Friendships with other girls became more important. Jane Cooper was in and out of Steventon, and then two new families with daughters arrived in the district. Martha and Mary Lloyd came in the spring of 1789; Mrs. Lloyd was the widow of a clergyman, with aristocratic connections of the kind Mrs. Austen herself boasted, and she made them welcome as a congenial addition to local society. They were cousins of the Fowles, who had been pupils at Steventon, and a third Lloyd daughter had married the eldest Fowle. James Austen went to his friend’s wedding and got to know them all, and soon after this Mrs. Lloyd rented Deane parsonage from Mr. Austen. Mary was Mrs. Austen’s favourite; but, although she was cl
ose to her in age, Jane never liked her. She preferred Martha, nearly ten years older but with a sense of humour. Stories and poems were dedicated to Martha, and she and Jane were happy to share a bed when necessary; they would lie talking and laughing until two in the morning.5 From now on the Lloyds were a constant part of the Austens’ lives.

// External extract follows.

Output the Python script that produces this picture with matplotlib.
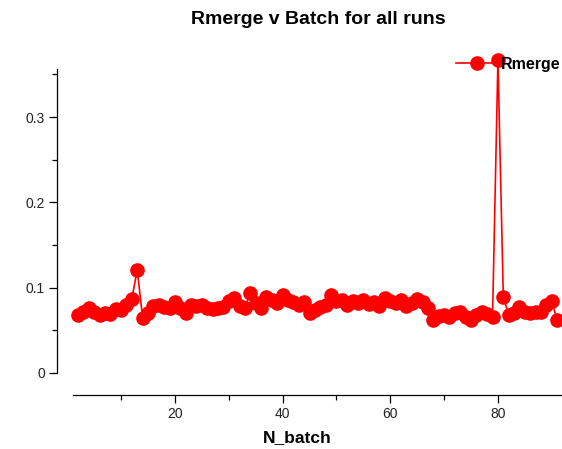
import matplotlib
matplotlib.use("Agg")
import matplotlib.pyplot as plt
from matplotlib.ticker import FixedLocator

n_batch = list(range(2, 92))
rmerge = [0.068, 0.071, 0.076, 0.072, 0.068, 0.070, 0.069, 0.075, 0.074, 0.080,
          0.087, 0.121, 0.065, 0.070, 0.078, 0.080, 0.077, 0.076, 0.083, 0.076,
          0.070, 0.080, 0.079, 0.080, 0.076, 0.075, 0.076, 0.077, 0.084, 0.088,
          0.079, 0.076, 0.094, 0.082, 0.076, 0.089, 0.085, 0.082, 0.091, 0.085,
          0.083, 0.080, 0.083, 0.070, 0.074, 0.077, 0.080, 0.091, 0.084, 0.086,
          0.080, 0.084, 0.082, 0.086, 0.081, 0.083, 0.079, 0.088, 0.084, 0.082,
          0.086, 0.078, 0.082, 0.087, 0.083, 0.076, 0.062, 0.067, 0.068, 0.066,
          0.070, 0.072, 0.066, 0.062, 0.068, 0.072, 0.069, 0.066, 0.367, 0.089,
          0.068, 0.070, 0.077, 0.072, 0.070, 0.072, 0.072, 0.080, 0.084, 0.062]
x_major = [20, 40, 60, 80]
x_minor = [10, 30, 50, 70]
y_major = [0, 0.1, 0.2, 0.3]
y_labels = ['0', '0.1', '0.2', '0.3']
y_minor = [0.05, 0.15, 0.25, 0.35]

plt.rcParams['font.family'] = ['Liberation Sans', 'DejaVu Sans']

fig = plt.figure(figsize=(5.62, 4.49), dpi=100)
ax = fig.add_axes([57 / 562, 54 / 449, 505 / 562, 355 / 449])

ax.plot(n_batch, rmerge, '-o', color='#ff0000', lw=1.2, markersize=9.5,
        markeredgecolor='#ff0000', label='Rmerge', clip_on=False)

ax.set_xlim(-1.9, 91.9)
ax.set_ylim(-0.0258, 0.3903)

for s in ['top', 'right']:
    ax.spines[s].set_visible(False)
ax.spines['bottom'].set_bounds(1.0, 91.9)
ax.spines['left'].set_bounds(0, 0.356)
ax.spines['left'].set_linewidth(0.9)
ax.spines['bottom'].set_linewidth(0.9)

ax.set_xticks(x_major)
ax.xaxis.set_minor_locator(FixedLocator(x_minor))
ax.set_yticks(y_major)
ax.set_yticklabels(y_labels)
ax.yaxis.set_minor_locator(FixedLocator(y_minor))
ax.tick_params(which='major', length=5.8, width=0.9, labelsize=10, colors='black',
               labelcolor='#222222', pad=3)
ax.tick_params(which='minor', length=3.6, width=0.9)

fig.text(297 / 562, 1 - 438 / 449, 'N_batch', ha='center', va='center',
         fontsize=12.5, fontweight='bold')
fig.text(318 / 562, 1 - 20 / 449, 'Rmerge v Batch for all runs', ha='center',
         va='center', fontsize=14, fontweight='bold')

# legend squeezed into the top right corner
ax.legend(loc='center left', bbox_to_anchor=(456 / 562, 1 - 64 / 449),
          bbox_transform=fig.transFigure, frameon=False,
          prop={'weight': 'bold', 'size': 11.5}, handlelength=2.6,
          handletextpad=0.2, borderpad=0, borderaxespad=0)

plt.savefig('out.png')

In the same year a family with three unmarried daughters, Catherine, Elizabeth and Alethea Bigg, inherited Manydown, a large manor house four miles beyond Deane. Mr. Bigg, or Bigg-Wither, was a well-to-do land-owner and they were heiresses in a small way, but this did not prevent a real friendship developing with the penniless Austen sisters; the Biggs were clever too, and they found they had similar tastes. There was now a community of young women with whom Jane could talk about shared experiences, exchange and discuss books, compare clothes, practise dance steps and music, take walks, drive into Basingstoke for shopping, and gossip about their own families and their neighbours.
James had left Oxford to take up a curacy and was installed in the vicarage at Overton, not far from home. He cultivated good company and even hunted alongside visiting royalty; and he met a young woman who fulfilled all the dreams of an aspiring curate.6 Anne Mathew was the daughter of a general and the granddaughter of a duke; she had good financial prospects; she was slim and dark, with beautiful eyes; and, at thirty-two, she was on the shelf. James saw his chance, took it, and was accepted by Anne, and welcomed by her family, despite being a mere curate. Her father promised her an allowance of £100 a year; it meant that, together with James’s income, they could furnish a house and keep a carriage and a pack of hounds.